*Material*:
────

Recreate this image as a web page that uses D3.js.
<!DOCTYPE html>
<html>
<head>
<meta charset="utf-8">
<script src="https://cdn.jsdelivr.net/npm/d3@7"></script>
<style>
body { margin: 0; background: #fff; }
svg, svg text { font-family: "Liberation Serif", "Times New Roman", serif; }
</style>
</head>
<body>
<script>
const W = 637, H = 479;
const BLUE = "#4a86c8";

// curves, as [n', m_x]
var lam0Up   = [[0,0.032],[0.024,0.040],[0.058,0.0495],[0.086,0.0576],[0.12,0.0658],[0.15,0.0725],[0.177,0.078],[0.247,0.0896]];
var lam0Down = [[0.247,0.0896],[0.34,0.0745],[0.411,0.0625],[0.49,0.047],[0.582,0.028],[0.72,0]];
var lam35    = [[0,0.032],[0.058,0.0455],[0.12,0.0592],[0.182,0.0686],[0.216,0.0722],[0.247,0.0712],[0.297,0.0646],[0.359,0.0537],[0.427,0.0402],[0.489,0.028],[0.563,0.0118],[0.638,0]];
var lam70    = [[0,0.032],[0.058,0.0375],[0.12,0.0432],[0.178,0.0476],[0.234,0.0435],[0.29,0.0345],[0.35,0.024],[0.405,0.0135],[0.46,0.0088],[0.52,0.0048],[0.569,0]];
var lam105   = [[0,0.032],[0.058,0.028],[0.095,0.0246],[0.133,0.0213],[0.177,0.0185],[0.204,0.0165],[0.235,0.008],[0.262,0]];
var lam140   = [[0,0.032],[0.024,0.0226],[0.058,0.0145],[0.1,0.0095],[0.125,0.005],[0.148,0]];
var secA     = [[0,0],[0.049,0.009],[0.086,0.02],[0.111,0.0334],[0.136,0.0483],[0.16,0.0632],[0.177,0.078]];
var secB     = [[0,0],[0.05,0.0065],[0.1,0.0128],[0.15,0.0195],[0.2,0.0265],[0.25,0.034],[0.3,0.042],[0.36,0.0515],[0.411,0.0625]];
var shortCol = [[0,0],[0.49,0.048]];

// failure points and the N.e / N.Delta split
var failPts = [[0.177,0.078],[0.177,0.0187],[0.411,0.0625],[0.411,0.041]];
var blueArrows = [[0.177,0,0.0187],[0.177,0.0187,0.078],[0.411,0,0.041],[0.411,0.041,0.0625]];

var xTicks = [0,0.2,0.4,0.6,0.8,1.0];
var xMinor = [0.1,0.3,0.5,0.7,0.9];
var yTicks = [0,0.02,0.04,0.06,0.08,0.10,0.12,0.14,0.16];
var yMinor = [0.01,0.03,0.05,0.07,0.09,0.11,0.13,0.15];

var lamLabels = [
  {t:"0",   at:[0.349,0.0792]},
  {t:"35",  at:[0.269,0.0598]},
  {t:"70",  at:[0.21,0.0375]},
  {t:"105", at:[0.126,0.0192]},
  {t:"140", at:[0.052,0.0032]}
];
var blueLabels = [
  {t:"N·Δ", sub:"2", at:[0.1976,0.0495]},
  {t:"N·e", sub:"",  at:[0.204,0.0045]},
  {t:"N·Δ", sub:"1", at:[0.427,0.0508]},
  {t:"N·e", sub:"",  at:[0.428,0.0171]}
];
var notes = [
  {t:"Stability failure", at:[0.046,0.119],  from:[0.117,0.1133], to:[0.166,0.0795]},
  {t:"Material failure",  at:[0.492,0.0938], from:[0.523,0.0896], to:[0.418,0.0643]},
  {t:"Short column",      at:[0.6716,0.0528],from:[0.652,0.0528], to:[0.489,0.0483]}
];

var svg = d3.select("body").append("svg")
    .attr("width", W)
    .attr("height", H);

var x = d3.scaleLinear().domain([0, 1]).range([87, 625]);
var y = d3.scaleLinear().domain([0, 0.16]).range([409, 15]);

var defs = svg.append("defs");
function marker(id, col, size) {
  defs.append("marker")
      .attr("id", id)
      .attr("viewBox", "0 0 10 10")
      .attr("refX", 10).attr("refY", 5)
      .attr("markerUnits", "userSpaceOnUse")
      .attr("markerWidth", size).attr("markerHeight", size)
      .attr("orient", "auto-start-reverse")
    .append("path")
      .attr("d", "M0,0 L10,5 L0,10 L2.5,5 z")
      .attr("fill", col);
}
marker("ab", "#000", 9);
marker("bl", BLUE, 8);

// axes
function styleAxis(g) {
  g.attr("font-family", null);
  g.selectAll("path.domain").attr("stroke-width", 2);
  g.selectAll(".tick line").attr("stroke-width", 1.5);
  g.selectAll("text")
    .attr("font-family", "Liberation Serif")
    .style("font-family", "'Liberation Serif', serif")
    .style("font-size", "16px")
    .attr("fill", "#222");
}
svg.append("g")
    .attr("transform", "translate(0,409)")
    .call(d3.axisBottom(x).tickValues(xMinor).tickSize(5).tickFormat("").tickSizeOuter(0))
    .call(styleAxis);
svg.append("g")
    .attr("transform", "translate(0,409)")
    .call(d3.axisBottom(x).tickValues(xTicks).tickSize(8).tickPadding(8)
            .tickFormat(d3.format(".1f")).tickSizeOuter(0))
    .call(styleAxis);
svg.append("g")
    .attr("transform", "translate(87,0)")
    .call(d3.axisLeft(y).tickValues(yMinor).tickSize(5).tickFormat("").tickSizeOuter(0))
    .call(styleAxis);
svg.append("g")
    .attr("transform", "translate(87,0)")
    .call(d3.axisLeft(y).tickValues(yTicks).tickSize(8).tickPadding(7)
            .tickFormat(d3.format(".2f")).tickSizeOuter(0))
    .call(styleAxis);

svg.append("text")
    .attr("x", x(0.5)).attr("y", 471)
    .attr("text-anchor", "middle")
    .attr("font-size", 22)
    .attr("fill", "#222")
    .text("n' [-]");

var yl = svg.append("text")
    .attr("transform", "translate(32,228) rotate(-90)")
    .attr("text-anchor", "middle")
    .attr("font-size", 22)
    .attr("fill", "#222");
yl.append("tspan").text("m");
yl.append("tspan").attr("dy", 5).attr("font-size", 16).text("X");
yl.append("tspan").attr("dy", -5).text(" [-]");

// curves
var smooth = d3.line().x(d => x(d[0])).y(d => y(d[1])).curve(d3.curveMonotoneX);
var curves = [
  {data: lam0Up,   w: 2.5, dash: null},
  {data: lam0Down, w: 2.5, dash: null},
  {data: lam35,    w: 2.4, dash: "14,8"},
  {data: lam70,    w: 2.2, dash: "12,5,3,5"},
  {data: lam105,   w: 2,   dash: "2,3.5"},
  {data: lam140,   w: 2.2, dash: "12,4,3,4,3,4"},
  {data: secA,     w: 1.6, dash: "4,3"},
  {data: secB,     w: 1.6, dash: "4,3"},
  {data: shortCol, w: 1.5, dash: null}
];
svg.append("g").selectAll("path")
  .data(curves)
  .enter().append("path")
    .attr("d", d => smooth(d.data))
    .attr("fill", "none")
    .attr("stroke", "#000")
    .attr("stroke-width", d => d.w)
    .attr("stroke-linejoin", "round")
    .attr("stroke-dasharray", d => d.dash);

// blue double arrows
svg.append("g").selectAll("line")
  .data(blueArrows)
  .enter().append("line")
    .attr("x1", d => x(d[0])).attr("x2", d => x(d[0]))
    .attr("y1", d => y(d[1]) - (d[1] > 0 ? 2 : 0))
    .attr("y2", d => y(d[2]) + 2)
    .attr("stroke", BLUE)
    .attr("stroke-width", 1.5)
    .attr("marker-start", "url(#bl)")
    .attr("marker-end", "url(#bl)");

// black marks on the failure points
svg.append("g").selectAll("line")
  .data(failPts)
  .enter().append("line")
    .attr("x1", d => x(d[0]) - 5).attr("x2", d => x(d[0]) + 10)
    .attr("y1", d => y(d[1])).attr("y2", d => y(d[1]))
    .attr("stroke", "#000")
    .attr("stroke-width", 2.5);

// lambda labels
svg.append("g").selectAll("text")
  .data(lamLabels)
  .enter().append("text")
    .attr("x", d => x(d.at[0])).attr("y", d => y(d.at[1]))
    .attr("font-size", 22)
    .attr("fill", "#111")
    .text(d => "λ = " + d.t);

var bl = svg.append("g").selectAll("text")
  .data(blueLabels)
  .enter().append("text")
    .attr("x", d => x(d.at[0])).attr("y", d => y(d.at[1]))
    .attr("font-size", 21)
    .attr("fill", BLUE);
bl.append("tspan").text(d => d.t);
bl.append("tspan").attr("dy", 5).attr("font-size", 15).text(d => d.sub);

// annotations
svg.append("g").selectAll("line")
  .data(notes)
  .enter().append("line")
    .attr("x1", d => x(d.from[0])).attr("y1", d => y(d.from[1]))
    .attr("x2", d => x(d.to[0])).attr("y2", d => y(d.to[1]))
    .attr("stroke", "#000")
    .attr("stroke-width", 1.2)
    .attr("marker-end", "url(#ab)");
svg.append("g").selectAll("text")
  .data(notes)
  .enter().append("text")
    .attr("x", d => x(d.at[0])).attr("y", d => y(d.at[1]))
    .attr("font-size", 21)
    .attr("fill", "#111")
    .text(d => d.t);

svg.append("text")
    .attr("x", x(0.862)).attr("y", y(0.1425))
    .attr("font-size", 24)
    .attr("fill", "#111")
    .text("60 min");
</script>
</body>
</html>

────

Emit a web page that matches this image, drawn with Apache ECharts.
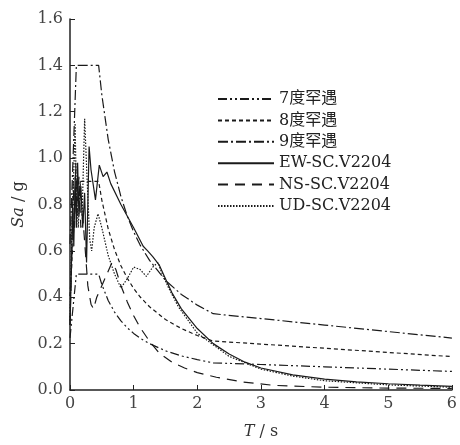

────

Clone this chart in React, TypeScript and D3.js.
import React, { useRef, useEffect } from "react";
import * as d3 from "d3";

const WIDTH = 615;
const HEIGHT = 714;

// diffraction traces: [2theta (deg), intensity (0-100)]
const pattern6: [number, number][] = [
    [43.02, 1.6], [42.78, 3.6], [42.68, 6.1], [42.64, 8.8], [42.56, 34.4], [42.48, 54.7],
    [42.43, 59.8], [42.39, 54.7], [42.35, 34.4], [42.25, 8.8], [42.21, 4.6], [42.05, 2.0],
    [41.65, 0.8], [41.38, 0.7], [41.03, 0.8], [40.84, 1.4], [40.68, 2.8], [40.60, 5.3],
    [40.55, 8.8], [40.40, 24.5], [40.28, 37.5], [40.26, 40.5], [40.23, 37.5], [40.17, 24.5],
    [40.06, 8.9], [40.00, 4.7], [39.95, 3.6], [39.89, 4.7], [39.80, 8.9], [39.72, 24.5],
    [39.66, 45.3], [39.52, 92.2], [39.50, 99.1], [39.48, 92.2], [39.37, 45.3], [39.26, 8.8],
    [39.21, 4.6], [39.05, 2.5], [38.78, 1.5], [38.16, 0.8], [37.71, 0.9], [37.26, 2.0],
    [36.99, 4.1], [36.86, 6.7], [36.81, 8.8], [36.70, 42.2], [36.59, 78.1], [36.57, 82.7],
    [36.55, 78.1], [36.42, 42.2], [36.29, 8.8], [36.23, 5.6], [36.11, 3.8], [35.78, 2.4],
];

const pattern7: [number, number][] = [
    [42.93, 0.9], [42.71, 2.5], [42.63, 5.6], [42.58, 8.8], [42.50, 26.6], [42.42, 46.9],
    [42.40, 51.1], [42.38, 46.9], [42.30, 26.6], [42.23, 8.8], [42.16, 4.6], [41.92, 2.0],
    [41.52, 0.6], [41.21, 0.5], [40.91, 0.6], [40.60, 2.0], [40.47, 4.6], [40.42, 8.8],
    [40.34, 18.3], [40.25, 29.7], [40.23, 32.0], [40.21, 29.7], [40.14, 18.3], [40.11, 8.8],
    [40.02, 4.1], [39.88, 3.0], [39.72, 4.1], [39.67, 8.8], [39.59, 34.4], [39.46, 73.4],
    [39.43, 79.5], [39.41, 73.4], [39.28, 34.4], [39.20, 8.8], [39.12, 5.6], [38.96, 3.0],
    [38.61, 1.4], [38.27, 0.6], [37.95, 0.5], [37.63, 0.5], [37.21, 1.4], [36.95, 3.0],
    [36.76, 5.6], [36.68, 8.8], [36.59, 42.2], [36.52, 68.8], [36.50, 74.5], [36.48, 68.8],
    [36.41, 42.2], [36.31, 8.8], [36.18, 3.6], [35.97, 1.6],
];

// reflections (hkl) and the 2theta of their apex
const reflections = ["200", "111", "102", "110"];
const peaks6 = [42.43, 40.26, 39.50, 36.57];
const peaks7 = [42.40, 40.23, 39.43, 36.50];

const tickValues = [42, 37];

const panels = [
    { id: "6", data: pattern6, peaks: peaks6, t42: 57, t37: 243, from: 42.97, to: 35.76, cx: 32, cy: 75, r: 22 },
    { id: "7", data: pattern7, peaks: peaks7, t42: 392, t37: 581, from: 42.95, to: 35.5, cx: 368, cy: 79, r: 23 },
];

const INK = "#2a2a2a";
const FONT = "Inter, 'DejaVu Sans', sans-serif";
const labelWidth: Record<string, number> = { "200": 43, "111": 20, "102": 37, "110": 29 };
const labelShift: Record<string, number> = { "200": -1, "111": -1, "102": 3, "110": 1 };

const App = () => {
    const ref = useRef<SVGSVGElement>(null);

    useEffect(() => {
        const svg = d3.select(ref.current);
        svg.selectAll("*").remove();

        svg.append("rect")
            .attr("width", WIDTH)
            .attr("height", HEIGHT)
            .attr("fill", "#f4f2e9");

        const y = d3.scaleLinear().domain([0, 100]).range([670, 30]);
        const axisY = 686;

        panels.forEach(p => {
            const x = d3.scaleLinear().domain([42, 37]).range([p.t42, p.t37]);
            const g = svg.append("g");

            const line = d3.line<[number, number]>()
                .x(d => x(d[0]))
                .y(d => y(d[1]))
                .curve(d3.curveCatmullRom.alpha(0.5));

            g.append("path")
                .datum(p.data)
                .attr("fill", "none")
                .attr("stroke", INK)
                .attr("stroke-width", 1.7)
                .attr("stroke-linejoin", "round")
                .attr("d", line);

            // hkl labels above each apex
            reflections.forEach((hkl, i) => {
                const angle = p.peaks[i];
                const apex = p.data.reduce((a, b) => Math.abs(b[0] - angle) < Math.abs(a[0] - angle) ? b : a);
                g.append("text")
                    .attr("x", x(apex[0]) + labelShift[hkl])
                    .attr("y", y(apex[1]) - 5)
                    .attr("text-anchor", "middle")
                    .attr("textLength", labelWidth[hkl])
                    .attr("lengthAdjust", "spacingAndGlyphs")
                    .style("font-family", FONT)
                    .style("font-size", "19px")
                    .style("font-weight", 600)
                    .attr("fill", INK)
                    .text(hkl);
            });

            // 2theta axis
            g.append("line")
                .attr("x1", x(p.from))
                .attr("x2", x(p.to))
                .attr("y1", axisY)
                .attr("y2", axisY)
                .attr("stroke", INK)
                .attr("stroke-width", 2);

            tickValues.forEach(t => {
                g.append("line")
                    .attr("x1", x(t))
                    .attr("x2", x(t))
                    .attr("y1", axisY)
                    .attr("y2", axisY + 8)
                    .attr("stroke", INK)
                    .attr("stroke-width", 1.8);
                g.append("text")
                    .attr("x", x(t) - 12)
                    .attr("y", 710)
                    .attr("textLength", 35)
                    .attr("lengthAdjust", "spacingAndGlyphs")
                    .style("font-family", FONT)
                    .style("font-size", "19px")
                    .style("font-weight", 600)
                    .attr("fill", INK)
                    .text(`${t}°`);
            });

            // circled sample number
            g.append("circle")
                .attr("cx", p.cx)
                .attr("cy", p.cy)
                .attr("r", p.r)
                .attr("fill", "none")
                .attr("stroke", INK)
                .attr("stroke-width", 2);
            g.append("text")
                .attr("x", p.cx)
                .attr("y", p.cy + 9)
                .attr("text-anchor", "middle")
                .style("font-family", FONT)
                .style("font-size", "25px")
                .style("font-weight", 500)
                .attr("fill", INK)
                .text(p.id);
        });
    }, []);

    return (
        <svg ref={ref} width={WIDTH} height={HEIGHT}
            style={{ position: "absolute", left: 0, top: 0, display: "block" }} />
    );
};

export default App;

────

*Exercise prompt*:
Copy out only the lines above from the one with "Clone this chart" to the one with "const HEIGHT = 714;", inclusive, exactly as they stand.

*Exercise result*:
Clone this chart in React, TypeScript and D3.js.
import React, { useRef, useEffect } from "react";
import * as d3 from "d3";

const WIDTH = 615;
const HEIGHT = 714;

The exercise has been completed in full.